▶ _Problem requirements_:
Everything from the first line of the data below through the line that contains "from bokeh.resources import INLINE" should be written out exactly, please, and nothing more; the pictures stay out.

▶ _Data provided_:

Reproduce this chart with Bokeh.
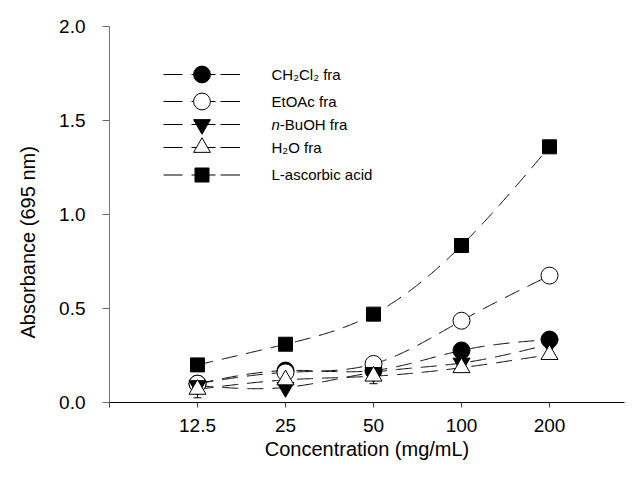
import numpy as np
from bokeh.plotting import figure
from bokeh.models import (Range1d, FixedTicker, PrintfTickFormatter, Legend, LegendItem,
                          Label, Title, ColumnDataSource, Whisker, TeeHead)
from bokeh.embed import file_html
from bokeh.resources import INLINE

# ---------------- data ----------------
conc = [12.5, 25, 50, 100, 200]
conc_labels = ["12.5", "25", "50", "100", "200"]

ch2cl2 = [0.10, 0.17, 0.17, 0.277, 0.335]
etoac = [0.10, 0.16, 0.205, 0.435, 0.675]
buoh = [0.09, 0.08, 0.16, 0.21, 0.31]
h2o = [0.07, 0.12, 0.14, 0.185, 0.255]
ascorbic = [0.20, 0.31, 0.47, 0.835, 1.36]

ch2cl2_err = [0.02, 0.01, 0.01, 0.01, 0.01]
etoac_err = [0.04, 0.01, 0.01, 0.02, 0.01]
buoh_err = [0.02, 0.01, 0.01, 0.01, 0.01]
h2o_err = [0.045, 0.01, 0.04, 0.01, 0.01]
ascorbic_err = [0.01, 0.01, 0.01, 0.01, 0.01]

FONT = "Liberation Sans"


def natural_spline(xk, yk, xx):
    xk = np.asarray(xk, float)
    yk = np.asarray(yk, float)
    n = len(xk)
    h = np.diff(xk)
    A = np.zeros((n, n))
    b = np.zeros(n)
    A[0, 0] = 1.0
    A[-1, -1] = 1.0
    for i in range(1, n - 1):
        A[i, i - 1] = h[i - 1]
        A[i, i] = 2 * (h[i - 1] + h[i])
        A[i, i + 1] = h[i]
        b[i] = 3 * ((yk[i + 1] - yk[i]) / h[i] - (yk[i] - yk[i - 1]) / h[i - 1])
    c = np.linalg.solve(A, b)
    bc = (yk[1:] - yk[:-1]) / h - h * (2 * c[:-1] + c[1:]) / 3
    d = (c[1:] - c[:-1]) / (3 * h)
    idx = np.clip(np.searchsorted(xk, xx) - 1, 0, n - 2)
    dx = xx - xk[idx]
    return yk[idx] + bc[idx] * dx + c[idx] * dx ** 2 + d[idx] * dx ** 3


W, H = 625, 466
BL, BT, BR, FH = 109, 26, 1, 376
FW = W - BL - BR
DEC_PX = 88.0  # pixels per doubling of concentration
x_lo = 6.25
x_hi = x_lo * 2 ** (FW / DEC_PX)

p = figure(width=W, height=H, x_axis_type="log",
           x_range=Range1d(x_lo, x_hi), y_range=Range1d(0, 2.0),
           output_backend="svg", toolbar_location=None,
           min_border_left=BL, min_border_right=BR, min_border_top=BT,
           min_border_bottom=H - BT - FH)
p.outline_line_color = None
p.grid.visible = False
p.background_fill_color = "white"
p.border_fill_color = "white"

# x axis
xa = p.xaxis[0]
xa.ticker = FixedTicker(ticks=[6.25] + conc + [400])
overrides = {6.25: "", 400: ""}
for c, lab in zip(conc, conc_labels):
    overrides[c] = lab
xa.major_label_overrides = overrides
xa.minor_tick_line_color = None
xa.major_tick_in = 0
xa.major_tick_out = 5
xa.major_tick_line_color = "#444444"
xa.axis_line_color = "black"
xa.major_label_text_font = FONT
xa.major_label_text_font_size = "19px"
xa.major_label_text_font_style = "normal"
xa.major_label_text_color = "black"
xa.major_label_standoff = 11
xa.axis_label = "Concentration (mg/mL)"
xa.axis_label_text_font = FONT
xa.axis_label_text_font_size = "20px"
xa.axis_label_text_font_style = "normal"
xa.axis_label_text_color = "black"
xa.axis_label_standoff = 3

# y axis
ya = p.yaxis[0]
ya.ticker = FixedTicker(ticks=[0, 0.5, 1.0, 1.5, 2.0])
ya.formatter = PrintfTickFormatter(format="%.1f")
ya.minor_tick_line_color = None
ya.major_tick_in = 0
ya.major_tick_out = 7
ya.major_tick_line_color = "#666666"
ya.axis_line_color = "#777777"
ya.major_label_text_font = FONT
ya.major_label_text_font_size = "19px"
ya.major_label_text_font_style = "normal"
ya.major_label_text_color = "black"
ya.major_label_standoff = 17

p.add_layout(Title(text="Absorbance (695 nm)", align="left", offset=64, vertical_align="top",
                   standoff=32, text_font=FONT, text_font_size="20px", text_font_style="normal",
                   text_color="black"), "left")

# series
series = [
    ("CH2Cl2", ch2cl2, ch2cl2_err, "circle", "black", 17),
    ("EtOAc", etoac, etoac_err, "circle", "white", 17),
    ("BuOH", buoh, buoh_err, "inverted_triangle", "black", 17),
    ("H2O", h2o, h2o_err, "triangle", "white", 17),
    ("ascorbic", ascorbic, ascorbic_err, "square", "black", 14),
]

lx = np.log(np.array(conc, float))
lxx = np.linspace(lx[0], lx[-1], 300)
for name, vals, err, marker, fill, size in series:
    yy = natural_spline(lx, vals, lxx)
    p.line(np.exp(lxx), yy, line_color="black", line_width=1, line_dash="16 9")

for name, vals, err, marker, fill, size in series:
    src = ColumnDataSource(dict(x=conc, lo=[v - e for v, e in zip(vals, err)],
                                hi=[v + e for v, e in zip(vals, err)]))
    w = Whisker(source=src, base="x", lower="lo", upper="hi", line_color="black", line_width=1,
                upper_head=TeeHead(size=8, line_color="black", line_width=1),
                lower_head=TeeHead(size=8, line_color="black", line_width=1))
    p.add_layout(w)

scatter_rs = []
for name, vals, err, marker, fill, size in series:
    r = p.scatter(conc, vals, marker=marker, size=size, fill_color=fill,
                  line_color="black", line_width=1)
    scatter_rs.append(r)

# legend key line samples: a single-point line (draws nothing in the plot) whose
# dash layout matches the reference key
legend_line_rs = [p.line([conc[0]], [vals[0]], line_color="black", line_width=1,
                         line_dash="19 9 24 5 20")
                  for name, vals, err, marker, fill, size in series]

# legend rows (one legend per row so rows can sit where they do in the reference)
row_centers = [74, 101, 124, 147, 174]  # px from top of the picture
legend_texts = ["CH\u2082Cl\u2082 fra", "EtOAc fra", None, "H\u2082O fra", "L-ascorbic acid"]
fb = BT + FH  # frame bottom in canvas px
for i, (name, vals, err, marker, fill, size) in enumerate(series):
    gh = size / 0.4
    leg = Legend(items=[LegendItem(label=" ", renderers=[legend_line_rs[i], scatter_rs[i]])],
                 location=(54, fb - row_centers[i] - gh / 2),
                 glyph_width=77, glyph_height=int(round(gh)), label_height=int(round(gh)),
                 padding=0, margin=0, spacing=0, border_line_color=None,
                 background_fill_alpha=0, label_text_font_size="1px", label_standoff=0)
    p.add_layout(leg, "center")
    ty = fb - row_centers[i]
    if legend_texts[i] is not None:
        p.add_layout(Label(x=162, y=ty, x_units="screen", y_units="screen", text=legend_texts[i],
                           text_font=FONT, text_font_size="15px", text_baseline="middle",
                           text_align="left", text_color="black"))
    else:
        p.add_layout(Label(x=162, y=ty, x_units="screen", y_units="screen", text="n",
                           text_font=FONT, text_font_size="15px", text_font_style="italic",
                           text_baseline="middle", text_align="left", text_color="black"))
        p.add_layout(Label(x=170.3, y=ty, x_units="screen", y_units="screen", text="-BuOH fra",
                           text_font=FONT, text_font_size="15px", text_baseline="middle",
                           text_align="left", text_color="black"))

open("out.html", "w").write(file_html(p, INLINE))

▶ _Full solution_:
Reproduce this chart with Bokeh.
import numpy as np
from bokeh.plotting import figure
from bokeh.models import (Range1d, FixedTicker, PrintfTickFormatter, Legend, LegendItem,
                          Label, Title, ColumnDataSource, Whisker, TeeHead)
from bokeh.embed import file_html
from bokeh.resources import INLINE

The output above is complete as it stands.